Transcribe all of the material exactly. Any picture in it should be left out.

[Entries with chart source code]
···

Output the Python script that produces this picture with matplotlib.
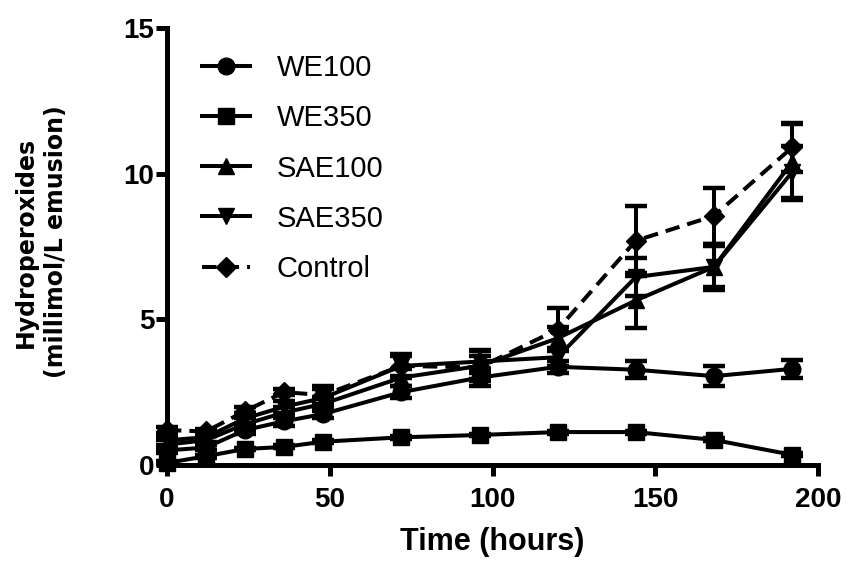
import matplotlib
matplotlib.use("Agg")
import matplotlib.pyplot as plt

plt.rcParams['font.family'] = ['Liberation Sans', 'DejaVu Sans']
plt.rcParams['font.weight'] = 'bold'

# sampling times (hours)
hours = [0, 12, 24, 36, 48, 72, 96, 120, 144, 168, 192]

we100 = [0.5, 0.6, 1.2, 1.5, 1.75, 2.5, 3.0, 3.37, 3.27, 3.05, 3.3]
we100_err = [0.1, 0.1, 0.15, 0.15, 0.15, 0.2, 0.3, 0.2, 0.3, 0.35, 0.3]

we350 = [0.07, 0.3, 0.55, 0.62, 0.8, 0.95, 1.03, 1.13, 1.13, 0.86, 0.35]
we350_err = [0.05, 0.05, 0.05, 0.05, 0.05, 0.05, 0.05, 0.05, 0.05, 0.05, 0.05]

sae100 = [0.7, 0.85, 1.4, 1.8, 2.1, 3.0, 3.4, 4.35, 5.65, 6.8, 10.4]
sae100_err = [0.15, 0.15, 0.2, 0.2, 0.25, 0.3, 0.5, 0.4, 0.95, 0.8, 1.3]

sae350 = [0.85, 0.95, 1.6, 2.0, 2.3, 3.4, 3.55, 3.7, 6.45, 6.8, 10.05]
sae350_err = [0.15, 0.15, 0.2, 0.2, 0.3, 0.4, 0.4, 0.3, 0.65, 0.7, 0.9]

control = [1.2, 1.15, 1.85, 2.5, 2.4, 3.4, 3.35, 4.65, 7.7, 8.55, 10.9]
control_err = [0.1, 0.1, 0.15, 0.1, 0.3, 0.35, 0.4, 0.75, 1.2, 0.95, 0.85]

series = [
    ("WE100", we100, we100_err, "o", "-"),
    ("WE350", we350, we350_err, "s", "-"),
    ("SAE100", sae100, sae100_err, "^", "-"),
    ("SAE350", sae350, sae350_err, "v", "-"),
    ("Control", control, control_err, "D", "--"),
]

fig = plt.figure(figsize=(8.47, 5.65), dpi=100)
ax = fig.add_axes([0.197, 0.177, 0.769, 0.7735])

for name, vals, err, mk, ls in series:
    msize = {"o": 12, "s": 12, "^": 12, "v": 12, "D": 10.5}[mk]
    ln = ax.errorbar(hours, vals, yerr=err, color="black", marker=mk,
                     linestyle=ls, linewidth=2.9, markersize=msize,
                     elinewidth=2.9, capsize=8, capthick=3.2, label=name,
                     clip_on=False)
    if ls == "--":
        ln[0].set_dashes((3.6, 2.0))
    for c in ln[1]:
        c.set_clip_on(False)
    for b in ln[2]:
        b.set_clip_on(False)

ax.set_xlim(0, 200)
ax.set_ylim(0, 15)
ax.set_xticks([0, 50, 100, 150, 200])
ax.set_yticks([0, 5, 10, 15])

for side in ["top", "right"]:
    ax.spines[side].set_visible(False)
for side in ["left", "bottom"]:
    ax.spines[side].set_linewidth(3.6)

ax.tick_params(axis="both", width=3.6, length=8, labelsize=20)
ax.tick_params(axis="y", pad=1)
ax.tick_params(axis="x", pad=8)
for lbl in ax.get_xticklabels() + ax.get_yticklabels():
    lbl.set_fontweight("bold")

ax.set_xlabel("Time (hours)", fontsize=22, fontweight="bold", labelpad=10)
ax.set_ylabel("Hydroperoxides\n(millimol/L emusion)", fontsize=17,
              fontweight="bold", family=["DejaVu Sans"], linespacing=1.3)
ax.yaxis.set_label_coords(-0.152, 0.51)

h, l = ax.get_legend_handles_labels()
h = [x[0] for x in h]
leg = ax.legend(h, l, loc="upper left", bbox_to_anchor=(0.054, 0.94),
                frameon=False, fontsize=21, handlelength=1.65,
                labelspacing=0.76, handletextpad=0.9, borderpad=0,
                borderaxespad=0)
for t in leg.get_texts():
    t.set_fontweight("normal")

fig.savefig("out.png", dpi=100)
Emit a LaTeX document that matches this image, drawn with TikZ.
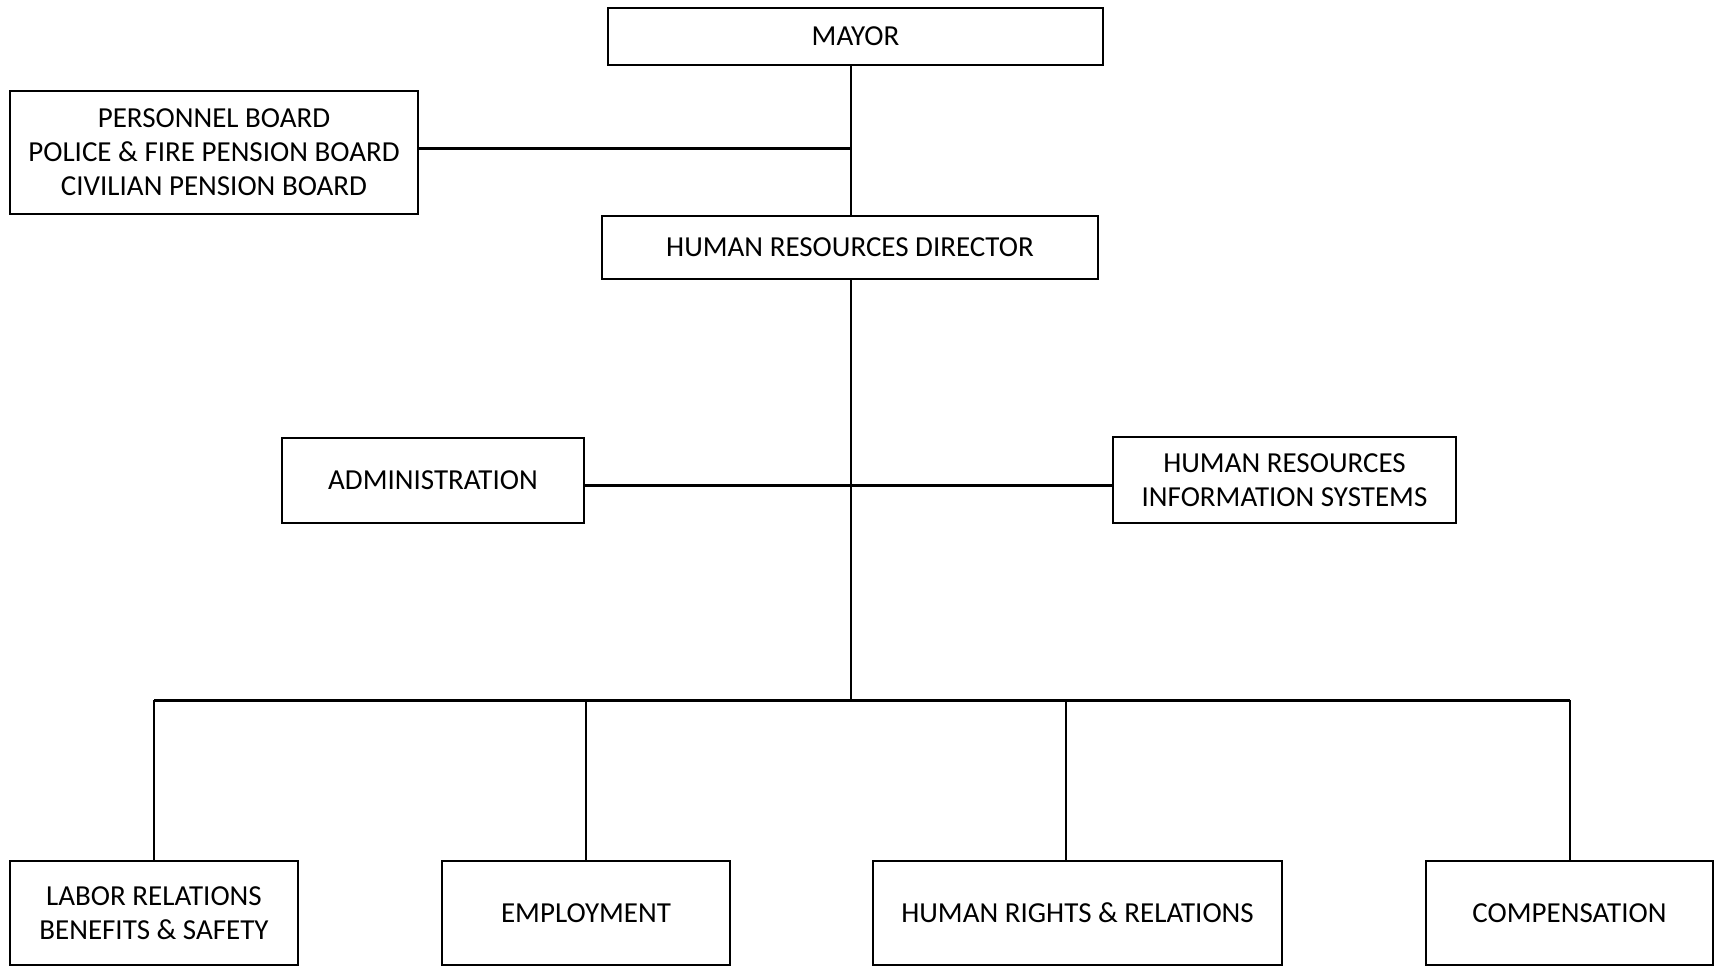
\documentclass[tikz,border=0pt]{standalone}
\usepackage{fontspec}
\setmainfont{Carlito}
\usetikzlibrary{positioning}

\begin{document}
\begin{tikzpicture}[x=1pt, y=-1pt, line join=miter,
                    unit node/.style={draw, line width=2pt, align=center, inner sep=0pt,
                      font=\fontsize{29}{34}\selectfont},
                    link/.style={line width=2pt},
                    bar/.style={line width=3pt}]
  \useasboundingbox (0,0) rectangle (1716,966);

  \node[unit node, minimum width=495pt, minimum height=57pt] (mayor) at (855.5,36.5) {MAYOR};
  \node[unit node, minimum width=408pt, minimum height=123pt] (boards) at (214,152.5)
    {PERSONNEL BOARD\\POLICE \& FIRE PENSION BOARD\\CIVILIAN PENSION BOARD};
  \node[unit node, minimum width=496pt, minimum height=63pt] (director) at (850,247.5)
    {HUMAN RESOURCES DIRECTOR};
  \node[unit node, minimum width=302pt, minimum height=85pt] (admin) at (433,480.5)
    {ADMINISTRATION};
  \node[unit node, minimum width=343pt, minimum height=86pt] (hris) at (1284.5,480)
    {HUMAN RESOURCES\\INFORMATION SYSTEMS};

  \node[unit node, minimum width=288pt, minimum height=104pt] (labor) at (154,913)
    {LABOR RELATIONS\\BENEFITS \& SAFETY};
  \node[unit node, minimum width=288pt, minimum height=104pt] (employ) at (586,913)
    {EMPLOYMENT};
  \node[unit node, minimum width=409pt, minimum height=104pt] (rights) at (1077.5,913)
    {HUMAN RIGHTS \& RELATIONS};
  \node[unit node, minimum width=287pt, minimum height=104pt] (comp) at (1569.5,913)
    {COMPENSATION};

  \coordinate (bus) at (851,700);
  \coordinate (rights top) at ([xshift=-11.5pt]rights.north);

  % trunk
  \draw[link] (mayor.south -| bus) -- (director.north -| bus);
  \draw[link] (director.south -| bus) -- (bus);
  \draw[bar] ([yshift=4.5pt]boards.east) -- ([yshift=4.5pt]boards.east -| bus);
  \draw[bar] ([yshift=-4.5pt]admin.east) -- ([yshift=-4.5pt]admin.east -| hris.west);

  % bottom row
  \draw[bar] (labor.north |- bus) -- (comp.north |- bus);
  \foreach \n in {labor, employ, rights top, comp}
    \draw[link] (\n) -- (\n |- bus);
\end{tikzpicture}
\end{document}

···

_Output:_
Output the Python script that produces this picture with matplotlib.
import matplotlib
matplotlib.use("Agg")
import matplotlib.pyplot as plt

plt.rcParams['font.family'] = ['Liberation Sans', 'DejaVu Sans']
plt.rcParams['font.weight'] = 'bold'

# sampling times (hours)
hours = [0, 12, 24, 36, 48, 72, 96, 120, 144, 168, 192]

we100 = [0.5, 0.6, 1.2, 1.5, 1.75, 2.5, 3.0, 3.37, 3.27, 3.05, 3.3]
we100_err = [0.1, 0.1, 0.15, 0.15, 0.15, 0.2, 0.3, 0.2, 0.3, 0.35, 0.3]

we350 = [0.07, 0.3, 0.55, 0.62, 0.8, 0.95, 1.03, 1.13, 1.13, 0.86, 0.35]
we350_err = [0.05, 0.05, 0.05, 0.05, 0.05, 0.05, 0.05, 0.05, 0.05, 0.05, 0.05]

sae100 = [0.7, 0.85, 1.4, 1.8, 2.1, 3.0, 3.4, 4.35, 5.65, 6.8, 10.4]
sae100_err = [0.15, 0.15, 0.2, 0.2, 0.25, 0.3, 0.5, 0.4, 0.95, 0.8, 1.3]

sae350 = [0.85, 0.95, 1.6, 2.0, 2.3, 3.4, 3.55, 3.7, 6.45, 6.8, 10.05]
sae350_err = [0.15, 0.15, 0.2, 0.2, 0.3, 0.4, 0.4, 0.3, 0.65, 0.7, 0.9]

control = [1.2, 1.15, 1.85, 2.5, 2.4, 3.4, 3.35, 4.65, 7.7, 8.55, 10.9]
control_err = [0.1, 0.1, 0.15, 0.1, 0.3, 0.35, 0.4, 0.75, 1.2, 0.95, 0.85]

series = [
    ("WE100", we100, we100_err, "o", "-"),
    ("WE350", we350, we350_err, "s", "-"),
    ("SAE100", sae100, sae100_err, "^", "-"),
    ("SAE350", sae350, sae350_err, "v", "-"),
    ("Control", control, control_err, "D", "--"),
]

fig = plt.figure(figsize=(8.47, 5.65), dpi=100)
ax = fig.add_axes([0.197, 0.177, 0.769, 0.7735])

for name, vals, err, mk, ls in series:
    msize = {"o": 12, "s": 12, "^": 12, "v": 12, "D": 10.5}[mk]
    ln = ax.errorbar(hours, vals, yerr=err, color="black", marker=mk,
                     linestyle=ls, linewidth=2.9, markersize=msize,
                     elinewidth=2.9, capsize=8, capthick=3.2, label=name,
                     clip_on=False)
    if ls == "--":
        ln[0].set_dashes((3.6, 2.0))
    for c in ln[1]:
        c.set_clip_on(False)
    for b in ln[2]:
        b.set_clip_on(False)

ax.set_xlim(0, 200)
ax.set_ylim(0, 15)
ax.set_xticks([0, 50, 100, 150, 200])
ax.set_yticks([0, 5, 10, 15])

for side in ["top", "right"]:
    ax.spines[side].set_visible(False)
for side in ["left", "bottom"]:
    ax.spines[side].set_linewidth(3.6)

ax.tick_params(axis="both", width=3.6, length=8, labelsize=20)
ax.tick_params(axis="y", pad=1)
ax.tick_params(axis="x", pad=8)
for lbl in ax.get_xticklabels() + ax.get_yticklabels():
    lbl.set_fontweight("bold")

ax.set_xlabel("Time (hours)", fontsize=22, fontweight="bold", labelpad=10)
ax.set_ylabel("Hydroperoxides\n(millimol/L emusion)", fontsize=17,
              fontweight="bold", family=["DejaVu Sans"], linespacing=1.3)
ax.yaxis.set_label_coords(-0.152, 0.51)

h, l = ax.get_legend_handles_labels()
h = [x[0] for x in h]
leg = ax.legend(h, l, loc="upper left", bbox_to_anchor=(0.054, 0.94),
                frameon=False, fontsize=21, handlelength=1.65,
                labelspacing=0.76, handletextpad=0.9, borderpad=0,
                borderaxespad=0)
for t in leg.get_texts():
    t.set_fontweight("normal")

fig.savefig("out.png", dpi=100)
Emit a LaTeX document that matches this image, drawn with TikZ.
\documentclass[tikz,border=0pt]{standalone}
\usepackage{fontspec}
\setmainfont{Carlito}
\usetikzlibrary{positioning}

\begin{document}
\begin{tikzpicture}[x=1pt, y=-1pt, line join=miter,
                    unit node/.style={draw, line width=2pt, align=center, inner sep=0pt,
                      font=\fontsize{29}{34}\selectfont},
                    link/.style={line width=2pt},
                    bar/.style={line width=3pt}]
  \useasboundingbox (0,0) rectangle (1716,966);

  \node[unit node, minimum width=495pt, minimum height=57pt] (mayor) at (855.5,36.5) {MAYOR};
  \node[unit node, minimum width=408pt, minimum height=123pt] (boards) at (214,152.5)
    {PERSONNEL BOARD\\POLICE \& FIRE PENSION BOARD\\CIVILIAN PENSION BOARD};
  \node[unit node, minimum width=496pt, minimum height=63pt] (director) at (850,247.5)
    {HUMAN RESOURCES DIRECTOR};
  \node[unit node, minimum width=302pt, minimum height=85pt] (admin) at (433,480.5)
    {ADMINISTRATION};
  \node[unit node, minimum width=343pt, minimum height=86pt] (hris) at (1284.5,480)
    {HUMAN RESOURCES\\INFORMATION SYSTEMS};

  \node[unit node, minimum width=288pt, minimum height=104pt] (labor) at (154,913)
    {LABOR RELATIONS\\BENEFITS \& SAFETY};
  \node[unit node, minimum width=288pt, minimum height=104pt] (employ) at (586,913)
    {EMPLOYMENT};
  \node[unit node, minimum width=409pt, minimum height=104pt] (rights) at (1077.5,913)
    {HUMAN RIGHTS \& RELATIONS};
  \node[unit node, minimum width=287pt, minimum height=104pt] (comp) at (1569.5,913)
    {COMPENSATION};

  \coordinate (bus) at (851,700);
  \coordinate (rights top) at ([xshift=-11.5pt]rights.north);

  % trunk
  \draw[link] (mayor.south -| bus) -- (director.north -| bus);
  \draw[link] (director.south -| bus) -- (bus);
  \draw[bar] ([yshift=4.5pt]boards.east) -- ([yshift=4.5pt]boards.east -| bus);
  \draw[bar] ([yshift=-4.5pt]admin.east) -- ([yshift=-4.5pt]admin.east -| hris.west);

  % bottom row
  \draw[bar] (labor.north |- bus) -- (comp.north |- bus);
  \foreach \n in {labor, employ, rights top, comp}
    \draw[link] (\n) -- (\n |- bus);
\end{tikzpicture}
\end{document}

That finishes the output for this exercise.